Valor: Por que o sr. se queixa, então, do atraso na votação?

Bernardo: Porque não podemos fazer os investimentos.

Valor: Mas, o sr. mencionou que o governo aumentou os investimentos em R$ 2 bilhões no primeiro trimestre.

Bernardo: Aumentou porque pusemos no Orçamento do ano passado e estamos executando. Sem Orçamento, ficam prejudicados, além dos investimentos do governo federal para este ano (R$ 14,7 bilhões), os investimentos das estatais, que planejam aplicar R$ 41 bilhões em 2006. Só a Petrobras vai investir R$ 32 bilhões. O desempenho dos investimentos da Petrobras pode significar um pouco mais ou um pouco menos de crescimento da economia. Por isso, queremos discutir novas regras. Uma idéia é adotar, também para os investimentos, o duodécimo, ou seja, a liberação de 1/12 por mês quando o Orçamento não tiver sido aprovado.

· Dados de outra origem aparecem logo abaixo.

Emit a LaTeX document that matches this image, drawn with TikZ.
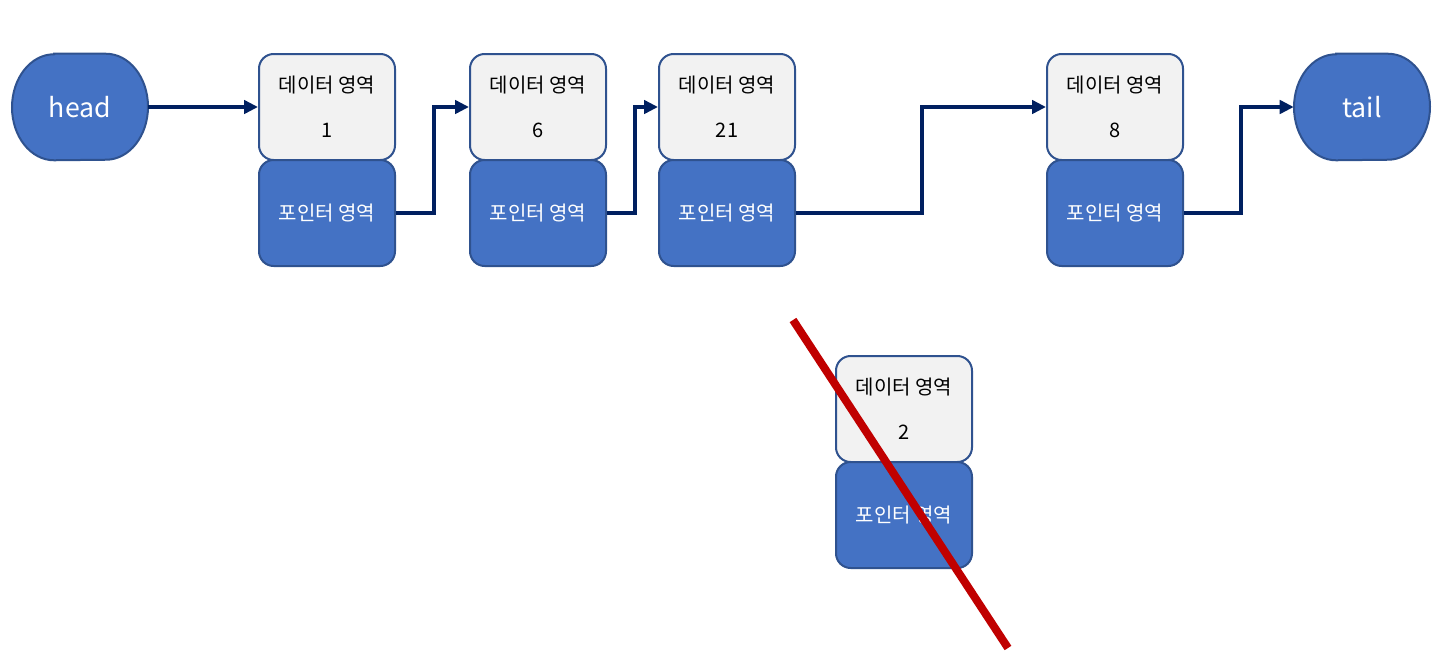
\documentclass[tikz,border=0pt]{standalone}
\usepackage{fontspec}
\newfontfamily\kr{Noto Sans CJK KR}
\usetikzlibrary{arrows.meta,calc,backgrounds}
\definecolor{nodeblue}{HTML}{4472C4}
\definecolor{nodeedge}{HTML}{2F528F}
\definecolor{datafill}{HTML}{F2F2F2}
\definecolor{navy}{HTML}{002060}
\definecolor{crossred}{HTML}{C00000}
\tikzset{
  box/.style={draw=nodeedge, line width=1.5pt, rounded corners=11pt, inner sep=0pt,
    minimum width=102pt, minimum height=79.5pt, align=center},
  databox/.style={box, fill=datafill, text=black,
    font=\kr\fontsize{15}{33.5}\selectfont},
  ptrbox/.style={box, fill=nodeblue, text=white,
    font=\kr\fontsize{15}{18}\selectfont},
  endtext/.style={text=white, inner sep=0pt, minimum width=102pt, minimum height=79.5pt,
    font=\kr\fontsize{20}{24}\selectfont},
  endshape/.style={draw=nodeedge, line width=1.5pt, fill=nodeblue},
  arr/.style={draw=navy, line width=3.5pt, -{Triangle[length=10.5pt,width=10pt]}},
  cross/.style={draw=crossred, line width=6pt}
}
\begin{document}
\begin{tikzpicture}[x=0.75pt,y=-0.75pt]
\useasboundingbox (0,0) rectangle (1435,668);
\node[endtext] (head) at (80,107) {head};
\node[endtext] (tail) at (1362,107) {tail};
\begin{scope}[on background layer]
\foreach \n in {head,tail}{
  \path[endshape] ($(\n.north)+(-26,0)$) -- ($(\n.north)+(26,0)$)
    arc[start angle=90,end angle=-90,x radius=31.5pt,y radius=39.75pt]
    -- ($(\n.south)+(-26,0)$)
    arc[start angle=270,end angle=90,x radius=31.5pt,y radius=39.75pt] -- cycle;
}
\end{scope}

\node[databox] (d1) at (327,107) {데이터 영역\\1};
\node[ptrbox]  (p1) at (327,213) {포인터 영역};
\node[databox] (d6) at (538,107) {데이터 영역\\6};
\node[ptrbox]  (p6) at (538,213) {포인터 영역};
\node[databox] (d21) at (727,107) {데이터 영역\\21};
\node[ptrbox]  (p21) at (727,213) {포인터 영역};
\node[databox] (d8) at (1115,107) {데이터 영역\\8};
\node[ptrbox]  (p8) at (1115,213) {포인터 영역};

\node[databox] (d2) at (904,409) {데이터 영역\\2};
\node[ptrbox]  (p2) at (904,515) {포인터 영역};

\draw[arr] (head.east) -- (d1.west);
\draw[arr] (p1.east) -- ++(38,0) |- (d6.west);
\draw[arr] (p6.east) -- ++(28,0) |- (d21.west);
\draw[arr] (p21.east) -- ++(126,0) |- (d8.west);
\draw[arr] (p8.east) -- ++(57,0) |- (tail.west);

\coordinate (c1) at (793,320);
\coordinate (c2) at (1008,648);
\draw[cross] (c1) -- (c2);
\end{tikzpicture}
\end{document}
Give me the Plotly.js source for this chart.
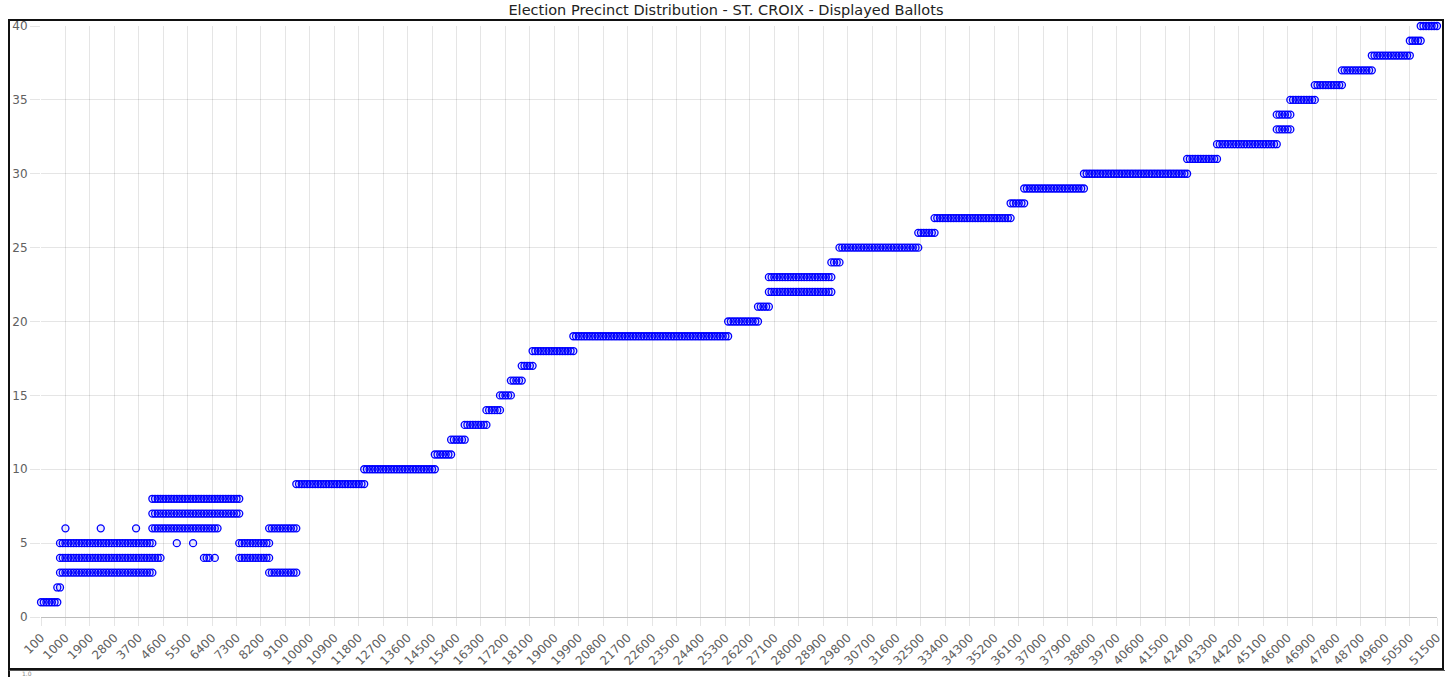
<!DOCTYPE html>
<html>
<head>
<meta charset="utf-8">
<script src="https://cdn.plot.ly/plotly-3.0.1.min.js"></script>
<style>
  html, body { margin: 0; padding: 0; background: #fff; overflow: hidden; }
  #wrap { position: relative; width: 1445px; height: 677px; }
  #chart { position: absolute; left: 0; top: 0; width: 1445px; height: 677px; }
  #frame { position: absolute; left: 8px; top: 19px; width: 1436px; height: 651px;
           box-sizing: border-box; border: 2px solid #111; pointer-events: none; }
  #next { position: absolute; left: 8px; top: 670px; width: 1437px; height: 7px;
          box-sizing: border-box; border-left: 2px solid #111; border-top: 1px solid #555; pointer-events: none;
          font: 6px 'DejaVu Sans', sans-serif; line-height: 6px; color: #888; overflow: visible; }
  #next span { position: absolute; left: 12px; top: 0px; }
</style>
</head>
<body>
<div id="wrap">
  <div id="chart"></div>
  <div id="frame"></div>
  <div id="next"><span>1.0</span></div>
</div>
<script>
// Runs of displayed ballots: [y value, first x label, last x label], one point per label (step 100)
const runs = [
  [1, 100, 700], [2, 700, 800], [3, 800, 4200], [4, 800, 4500], [5, 800, 4200],
  [6, 4200, 6600], [7, 4200, 7400], [8, 4200, 7400], [4, 6100, 6300],
  [5, 7400, 8500], [4, 7400, 8500], [6, 8500, 9500], [3, 8500, 9500],
  [9, 9500, 12000], [10, 12000, 14600], [11, 14600, 15200], [12, 15200, 15700],
  [13, 15700, 16500], [14, 16500, 17000], [15, 17000, 17400], [16, 17400, 17800],
  [17, 17800, 18200], [18, 18200, 19700], [19, 19700, 25400], [20, 25400, 26500],
  [21, 26500, 26900], [22, 26900, 29200], [23, 26900, 29200], [24, 29200, 29500],
  [25, 29500, 32400], [26, 32400, 33000], [27, 33000, 35800], [28, 35800, 36300],
  [29, 36300, 38500], [30, 38500, 42300], [31, 42300, 43400], [32, 43400, 45600],
  [33, 45600, 46100], [34, 45600, 46100], [35, 46100, 47000], [36, 47000, 48000],
  [37, 48000, 49100], [38, 49100, 50500], [39, 50500, 50900], [40, 50900, 51500]
];
// isolated points
const singleX = [1000, 2300, 3600, 5100, 5700, 6500];
const singleY = [6,    6,    6,    5,    5,    4];

const tickLabels = [100, 1000, 1900, 2800, 3700, 4600, 5500, 6400, 7300, 8200, 9100, 10000,
  10900, 11800, 12700, 13600, 14500, 15400, 16300, 17200, 18100, 19000, 19900, 20800,
  21700, 22600, 23500, 24400, 25300, 26200, 27100, 28000, 28900, 29800, 30700, 31600,
  32500, 33400, 34300, 35200, 36100, 37000, 37900, 38800, 39700, 40600, 41500, 42400,
  43300, 44200, 45100, 46000, 46900, 47800, 48700, 49600, 50500, 51500];

const xs = [], ys = [];
runs.forEach(([y, s, e]) => {
  for (let x = s; x <= e; x += 100) { xs.push(x); ys.push(y); }
});
singleX.forEach((x, i) => { xs.push(x); ys.push(singleY[i]); });

const grid = 'rgba(0,0,0,0.1)';
const tickFont = { family: 'DejaVu Sans, sans-serif', size: 12, color: '#606060' };

Plotly.newPlot('chart', [{
  type: 'scatter', mode: 'markers', x: xs, y: ys, cliponaxis: false,
  marker: { symbol: 'circle', size: 7, color: 'rgba(0,0,255,0.08)',
            line: { color: 'rgb(0,0,255)', width: 1.3 } },
  hoverinfo: 'x+y'
}], {
  width: 1445, height: 677, autosize: false,
  margin: { l: 41, r: 8, t: 26, b: 60, pad: 0 },
  paper_bgcolor: '#fff', plot_bgcolor: '#fff',
  showlegend: false,
  title: { text: 'Election Precinct Distribution - ST. CROIX - Displayed Ballots',
           xref: 'container', yref: 'container', x: 0.5024, y: 0.985,
           xanchor: 'center', yanchor: 'middle',
           font: { family: 'DejaVu Sans, sans-serif', size: 14.5, color: '#222' } },
  xaxis: {
    type: 'linear', range: [100, 51500],
    tickmode: 'array', tickvals: tickLabels, ticktext: tickLabels.map(String),
    tickangle: -45, tickfont: tickFont,
    ticks: 'outside', ticklen: 8, tickcolor: grid, tickwidth: 1,
    showgrid: true, gridcolor: grid, gridwidth: 1,
    zeroline: false, showline: false
  },
  yaxis: {
    range: [0, 40], tickmode: 'linear', tick0: 0, dtick: 5,
    tickfont: tickFont,
    ticks: 'outside', ticklen: 10, tickcolor: grid, tickwidth: 1,
    showgrid: true, gridcolor: grid, gridwidth: 1,
    zeroline: true, zerolinecolor: 'rgba(0,0,0,0.25)', zerolinewidth: 1,
    showline: false
  }
}, { displayModeBar: false, staticPlot: true });
</script>
</body>
</html>
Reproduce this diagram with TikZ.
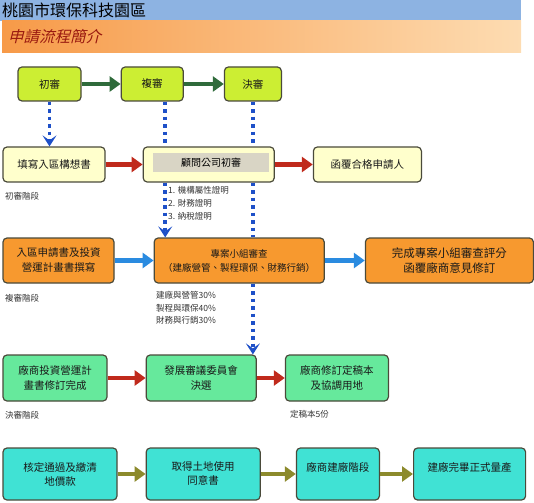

Valor: Para aprovar o Orçamento, o governo concordou em incluir projetos, como o da construção de uma ponte em Sergipe, que desrespeitam a LRF.

Bernardo: Posso assegurar que nada será executado ao arrepio da lei.

Valor: O Congresso aprovou o Orçamento reestimando receitas e despesas. Haverá cortes?

Bernardo: As votações do Congresso são legítimas. Eles reestimaram as receitas para cima e incluíram despesas. Agora, temos a responsabilidade de executar o Orçamento, atendendo aos pressupostos da política macroeconômica, o que inclui o cumprimento da meta de superávit, uma gestão financeira e orçamentária responsável, o atendimento aos ditames da LRF. Tudo isso vai pesar na análise do Orçamento aprovado. Vamos ter que contingenciar.

Valor: No ano passado, o governo cortou R$ 16 bilhões em 2005. Quanto cortará agora?

Bernardo: Não tenho o número ainda, mas sei que será um corte grande, o corte necessário. Não vamos deixar nenhuma margem de dúvida quanto ao cumprimento do superávit primário de 4,25% do PIB.